Who’s an American coming to the UK, we’re also interested in this long stop now of, you been here for more than 10 years, or 10 after the last 20 years? Because if so, now you’ve got UK inheritance tax. And again, without giving too many games away, the UK and US have the same rate of estate tax and income tax, 40 % currently, but you guys have got a $13.99 million lifetime estate tax exemption today, and our lifetime.

Not lifetime, but our estate tax exemption, our inheritance tax exemption is £325,000. So top rate still 40%, kicks in a lot earlier. So it’s not just about income tax for the people who were here for quite a long time. And in the olden days, before 6th of April, 2025, that long time was more than 15 out of the last 20 years. Now it’s more than 10 out of the last 20.

So we’ve cut down the length of time that people can spend in the UK without really paying the price of full exposure to double tax. Not on income tax that kicks in earlier, but particularly in relation to estate tax. Now we’ve effectively knocked off a third of the time that somebody can spend in the UK before they have to worry about, what happens if I die? Hey, what happens if I give a bunch of money to the kids?

Frazer Rice (11:49) US/UK Tax Planning

So if you’re an American who may or may not be spending a lot of time in the future going to, ⁓ getting to the UK and becoming a resident for UK purposes and sort of tripping those time trip wires, ⁓ can you do planning ahead of time to let’s say cordon off assets so that they aren’t viewed by the UK as part of the overall inheritance tax regime, especially after this new April 6, 2025 deadline that we’ve leapt over.

Alex Jones (12:21)

I’m kind of now going to say no, but let me explain that.
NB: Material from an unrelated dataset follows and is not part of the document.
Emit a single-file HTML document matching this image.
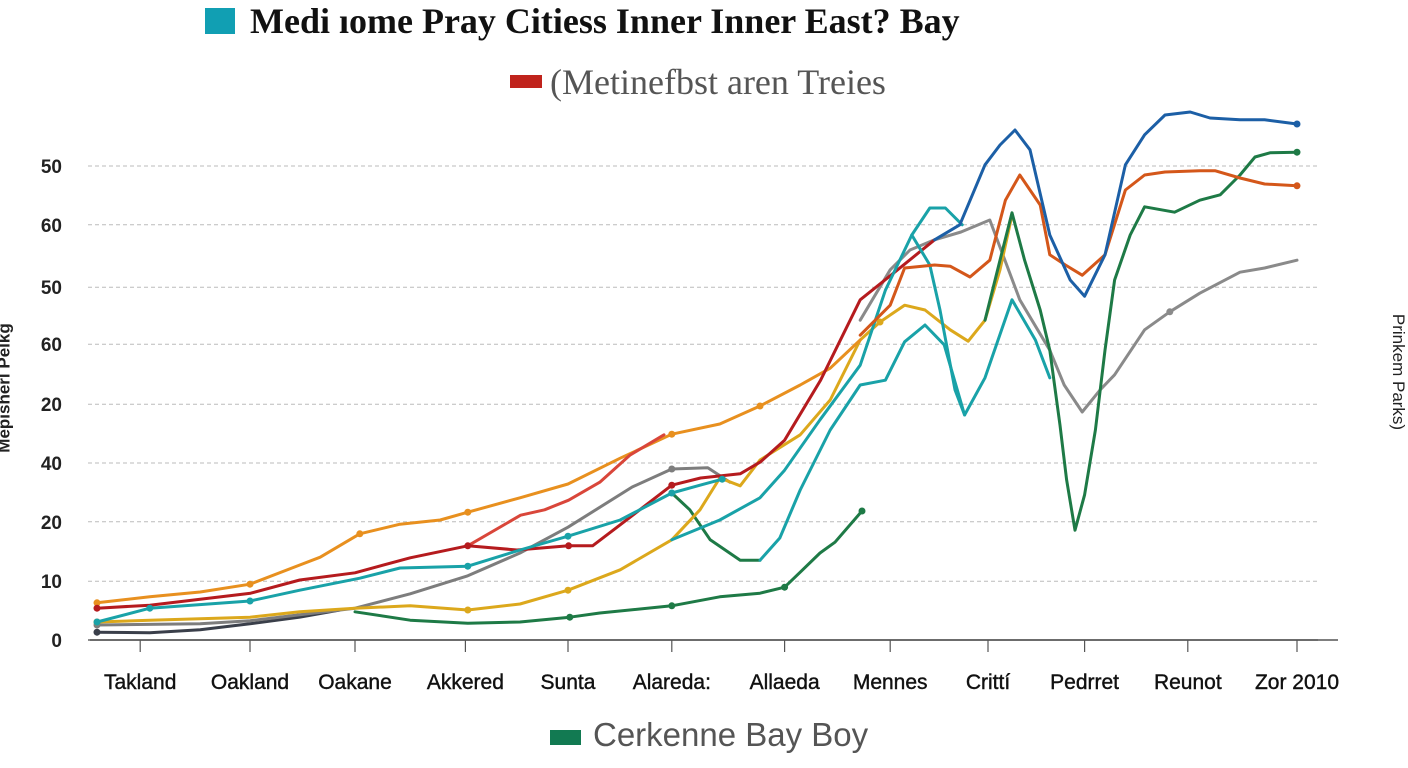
<!DOCTYPE html>
<html><head><meta charset="utf-8">
<style>
html,body{margin:0;padding:0;background:#fff;}
body{width:1408px;height:768px;overflow:hidden;position:relative;font-family:"Liberation Sans",sans-serif;}
.t{position:absolute;white-space:nowrap;}
</style></head>
<body>
<div class="t" style="left:205px;top:8px;width:30px;height:26px;background:#119fb3"></div>
<div class="t" style="left:250px;top:0px;font-family:'Liberation Serif',serif;font-weight:bold;font-size:36px;color:#111">Medi ıome Pray Citiess Inner Inner East? Bay</div>
<div class="t" style="left:510px;top:75px;width:32px;height:13px;background:#c0231c"></div>
<div class="t" style="left:550px;top:61px;font-family:'Liberation Serif',serif;font-size:36px;color:#555">(Metinefbst aren Treies</div>
<div class="t" style="left:550px;top:730px;width:31px;height:15px;background:#127a52"></div>
<div class="t" style="left:593px;top:716px;font-size:33px;color:#555">Cerkenne Bay Boy</div>
<div class="t" style="left:-60px;top:378px;font-size:17px;font-weight:bold;color:#222;transform:rotate(-90deg);">Mepisherl Pelkg</div>
<div class="t" style="left:1340px;top:362px;font-size:17px;color:#222;transform:rotate(90deg);">Prinkem Parks)</div>
<svg id="chart" width="1408" height="768" style="position:absolute;left:0;top:0"></svg>
<script>
const yTicks=[0,9.8,19.7,29.5,39.3,49.3,58.8,69.2,79];
const yTickLabels=["0","10","20","40","20","60","50","60","50"];
const categories=["Takland","Oakland","Oakane","Akkered","Sunta","Alareda:","Allaeda","Mennes","Crittí","Pedrret","Reunot","Zor 2010"];
const catPos=[3.6,12.75,21.5,30.7,39.25,47.9,57.3,66.1,74.25,82.3,90.9,100];
const darkRedX=[0,4.4,12.8,16.9,21.5,26.1,30.9,35,39.3,41.3,43.6,47.9,50.3,53.6,55.3,57.3,60.3,63.6,66.1,69.8];
const darkRedY=[5.3,5.8,7.8,10,11.2,13.7,15.7,15,15.7,15.7,19.2,25.8,27,27.7,29.7,33.3,43.3,56.7,60.7,66.7];
const tomatoX=[30.9,35.3,37.3,39.3,41.9,44.4,47.25];
const tomatoY=[15.7,20.8,21.7,23.3,26.3,30.8,34.2];
const orangeX=[0,4.4,8.6,12.75,16.9,18.6,21.9,25.25,28.6,30.9,35.25,39.25,43.6,47.9,51.9,55.25,58.6,61.1,63.6];
const orangeY=[6.2,7.2,8,9.3,12.5,13.8,17.7,19.3,20,21.3,23.7,26,30.3,34.3,36,39,42.5,45.3,50];
const dkOrangeX=[63.6,66.1,67.3,69.8,71.1,72.75,74.4,75.7,76.9,78.6,79.4,80.7,82.1,84,85.7,87.3,89,91.9,93.2,95.25,97.3,100];
const dkOrangeY=[50.8,55.8,62,62.5,62.3,60.5,63.3,73.3,77.5,72.5,64.2,62.5,60.8,64.2,75,77.5,78,78.2,78.2,77,76,75.7];
const blueX=[69.8,71.9,74,75.25,76.5,77.75,79.4,81.1,82.3,84,85.7,87.3,89,91.1,92.75,95.25,97.3,100];
const blueY=[66.7,69.2,79.2,82.5,85,81.7,67.5,60,57.3,64.2,79.2,84.2,87.5,88,87,86.7,86.7,86];
const goldX=[0,4.4,12.75,16.9,21.5,26.1,30.9,35.25,39.25,43.6,47.9,50.25,51.9,53.6,55.25,58.6,61.1,63.6,65.25,67.3,69,71.1,72.6,74,75.25,76.25];
const goldY=[3,3.3,3.8,4.7,5.3,5.7,5,6,8.3,11.7,16.7,21.7,27,25.7,30,34.2,40,50,53,55.8,55,51.7,49.8,53.3,61.7,70.8];
const tealAX=[0,4.4,12.75,16.9,21.9,25.25,30.9,35.25,39.25,43.6,47.9,50.25,52.1];
const tealAY=[3,5.3,6.5,8.3,10.3,12,12.3,15,17.3,20,24.5,25.8,26.8];
const tealBX=[47.9,51.9,55.25,57.3,60.25,63.6,65.7,67.9,69.4,70.7,72.1];
const tealBY=[16.7,20,23.7,28.3,36.7,45.8,58.3,67.5,72,72,69.2];
const tealCX=[55.25,56.9,58.6,61.1,63.6,65.7,67.3,69,70.6,72.3,74,76.25,78.2,79.4];
const tealCY=[13.3,17,25,35,42.5,43.3,49.7,52.5,49.2,37.5,43.7,56.7,50,43.7];
const tealDX=[67.9,69.4,70.25,71.5,72.3];
const tealDY=[67.5,62.5,55,41.7,37.5];
const greyX=[0,8.6,12.75,16.9,21.5,26.1,30.9,35.25,39.25,44.6,47.9,50.9,52.75];
const greyY=[2.5,2.7,3.2,4.2,5.3,7.7,10.7,14.5,18.8,25.5,28.5,28.7,26.3];
const greyRX=[63.6,66.1,67.75,69.8,72,74.4,76.9,79.4,80.6,82.1,83.6,84.8,87.3,89.4,91.9,95.25,97.3,100];
const greyRY=[53.3,61.7,65,66.7,68,70,56.7,48.3,42.5,38,41.7,44.2,51.7,54.7,57.8,61.3,62,63.3];
const navyX=[0,4.4,8.6,12.75,16.9,20.25];
const navyY=[1.3,1.2,1.7,2.7,3.8,5];
const greenX=[21.5,26.1,30.9,35.25,39.4,41.9,47.9,51.9,55.25,57.3,58.6,60.25,61.5,63.75];
const greenY=[4.7,3.3,2.8,3,3.8,4.5,5.7,7.2,7.8,8.8,11.3,14.5,16.3,21.5];
const greenMX=[47.9,49.4,51.1,53.6,55.25];
const greenMY=[24.5,21.7,16.7,13.3,13.3];
const greenRX=[74,75.25,76.25,77.3,78.6,79.4,80.25,80.8,81.5,82.3,83.2,84,84.8,86.1,87.3,89.8,91.9,93.6,95.25,96.5,97.75,100];
const greenRY=[53.3,63.3,71.2,63.3,55,48.3,35.8,26.7,18.3,24.2,35,48.3,60,67.5,72.2,71.3,73.3,74.2,77.5,80.5,81.2,81.3];

const svg=document.getElementById('chart');
const NS='http://www.w3.org/2000/svg';
const xs=u=>97+u*12;
const ys=v=>640-v*6;
function mk(tag,attrs){const e=document.createElementNS(NS,tag);for(const k in attrs)e.setAttribute(k,attrs[k]);svg.appendChild(e);return e;}
yTicks.forEach((t,i)=>{
  const g=mk('line',{x1:88,x2:1318,y1:ys(t),y2:ys(t),stroke:i==0?'#666':'#bbb','stroke-width':i==0?1.5:1,'stroke-dasharray':i==0?'':'4,3'});
  
  
  const tx=mk('text',{x:62,y:ys(t)+7,'text-anchor':'end','font-size':19,'font-weight':'bold',fill:'#222','font-family':'Liberation Sans, sans-serif'});
  tx.textContent=yTickLabels[i];
  
  
});
const ax=mk('line',{x1:90,x2:1338,y1:640,y2:640,stroke:'#555','stroke-width':1.5});


categories.forEach((c,i)=>{
  const tk=mk('line',{x1:xs(catPos[i]),x2:xs(catPos[i]),y1:640,y2:652,stroke:'#555','stroke-width':1.2});
  
  
  const tx=mk('text',{x:xs(catPos[i]),y:689,'text-anchor':'middle','font-size':21,fill:'#111',stroke:'#111','stroke-width':0.4,'font-family':'Liberation Sans, sans-serif'});
  tx.textContent=c;
  
  
});
function series(X,Y,color,name,markers){
  const d=X.map((x,i)=>(i?'L':'M')+xs(x).toFixed(1)+','+ys(Y[i]).toFixed(1)).join(' ');
  const p=mk('path',{d:d,fill:'none',stroke:color,'stroke-width':3,'stroke-linejoin':'round','stroke-linecap':'round'});
  
  
  (markers||[]).forEach(i=>{
    const c=mk('circle',{cx:xs(X[i]),cy:ys(Y[i]),r:3.5,fill:color});
    
    
  });
}
series(navyX,navyY,'#3a3f4a','navy-line',[0]);
series(greyX,greyY,'#7d7d7d','grey-line',[0,10]);
series(greyRX,greyRY,'#8a8a8a','grey-line-right',[13]);
series(greenX,greenY,'#1e7a46','green-line',[4,6,9,13]);
series(greenMX,greenMY,'#1e7a46','green-line-mid',[]);
series(goldX,goldY,'#dca81c','gold-line',[0,6,8,18]);
series(orangeX,orangeY,'#e8901f','orange-line',[0,3,6,9,13,15]);
series(tomatoX,tomatoY,'#d9463a','tomato-line',[]);
series(darkRedX,darkRedY,'#b51b1e','dark-red-line',[0,6,8,11]);
series(tealAX,tealAY,'#19a2a8','teal-line',[0,1,2,6,8,10,12]);
series(tealCX,tealCY,'#19a2a8','teal-line-lower',[]);
series(tealDX,tealDY,'#19a2a8','teal-line-drop',[]);
series(tealBX,tealBY,'#19a2a8','teal-line-upper',[]);
series(greenRX,greenRY,'#1e7a46','green-line-right',[21]);
series(dkOrangeX,dkOrangeY,'#d4571a','dark-orange-line',[21]);
series(blueX,blueY,'#1c5fa6','blue-line',[17]);
</script>
</body></html>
So under the old rule, the domicile remittance basis regime, we had the ability to set up vehicles like trusts. We can still do that, but the rule set, the application is different. So we could have set up a trust. And if we did so before we became domiciled in the UK, and if that trust contained

Frazer Rice (12:28)

Mm-hmm.

Alex Jones (12:54) – US/UK Tax Planning

Exclusively non-U.S. not sorry non-UK property so let’s say the stock portfolio in America then that would be excluded from the UK inheritance tax regime on a subsequent death it would be locked away forever. Now some U.S. trusts might be revocable for U.S. tax purposes particularly living trusts for example

The UK has never had a great relationship with trusts that are revocable. So sometimes you have to be a bit careful about what we mean by when we say the word trust or settlement is a more typically common word to use in the UK. But we used to be able to do that. We create these excluded property trusts, lock the assets outside of UK tax forever. Under the new regime, that’s not necessarily true.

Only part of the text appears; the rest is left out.